Josecito, el emporio de la lencería, la ropa de entre-casa, de todo aquello que entra en contacto estrecho con la piel, de lo más personal y privado. Josecito, el zar del juego de figura y fondo, capaz de armar una vidriera recargada pero en la que, sin embargo, todo es reconocible al hacer foco.
Josecito define al nombre de fantasía del comercio y a la persona detrás de él. Es quien arma esos entramados textiles. Es el menor de una familia de muchos hermanos, al que le pasaban la ropa y los juguetes. Un hombre que aprendió a encontrar la belleza en lo simple de una camiseta blanca. Lo he visto deambular por detrás de la caja registradora, supervisando, organizando. A las vendedoras más jóvenes les sugiere opciones para el cliente, si no encuentra lo que vino a buscar. Desde el fondo del salón te ve entrar y te escanea con mirada comercial, sabe lo que necesitas. Josecito es ese lugar donde hay un poco de todo. La variedad es su fuerte, los básicos, lo que no pasa de moda, lo perdurable.
¿Hacia dónde va Josecito? La identidad es un rompecabezas donde entra el primer día de escuela, los primeros zapatos para ir a bailar, la barba del abuelo pinchando la cara, el primer reloj, la plata de la tía para los cumpleaños, el día que le sacas las ruedas a la bicicleta, el vértigo por la cantidad de fotos veladas en un rollo. La identidad es también un rompecabezas con negocios de barrio.

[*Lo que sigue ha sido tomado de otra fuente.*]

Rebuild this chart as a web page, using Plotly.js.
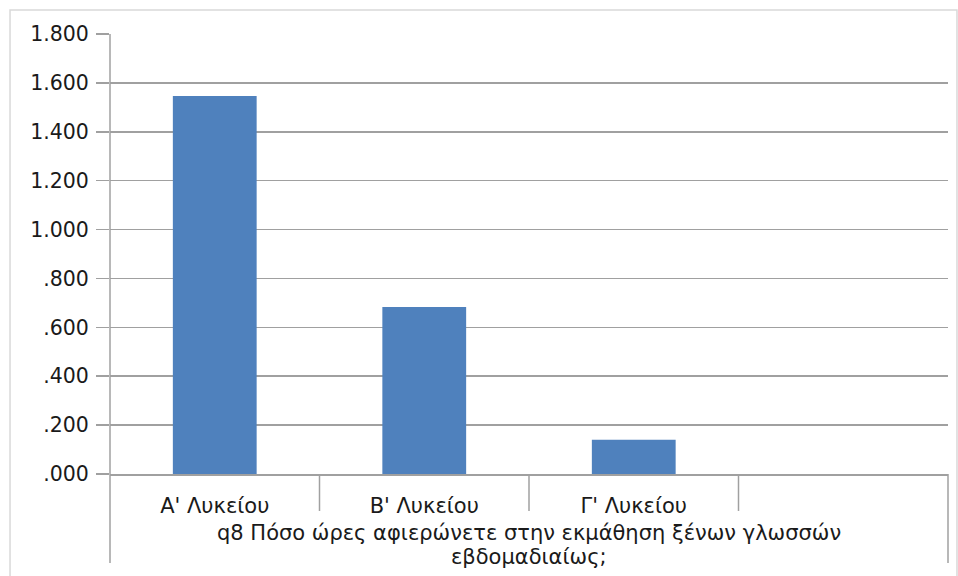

Me quedo mirando el aviso con la cara casi pegada a la reja, como un perro apoyándose en la falda del dueño en busca de comida. Me siento húerfana y un poco desnuda también. Los transeúntes me miran raro. Pienso que tengo que encontrar pronto otro sitio similar, comprender su dinámica, sus tiempos, y encima tomarle cariño. Quizás ni siquiera llegue a quererlo, y sólo sea un proveedor de ropa interior. Quizás el reemplazo sea abrupto y sin anestesia, o quizás tenga algún tiempo de duelo. El nos vamos no tiene fecha, puede suceder en cualquier momento. Pienso que se me hace tarde para ir al trabajo, y que ya ví pasar detrás de mí tres colectivos de la línea dos, reflejados sobre la vidriera de Josecito.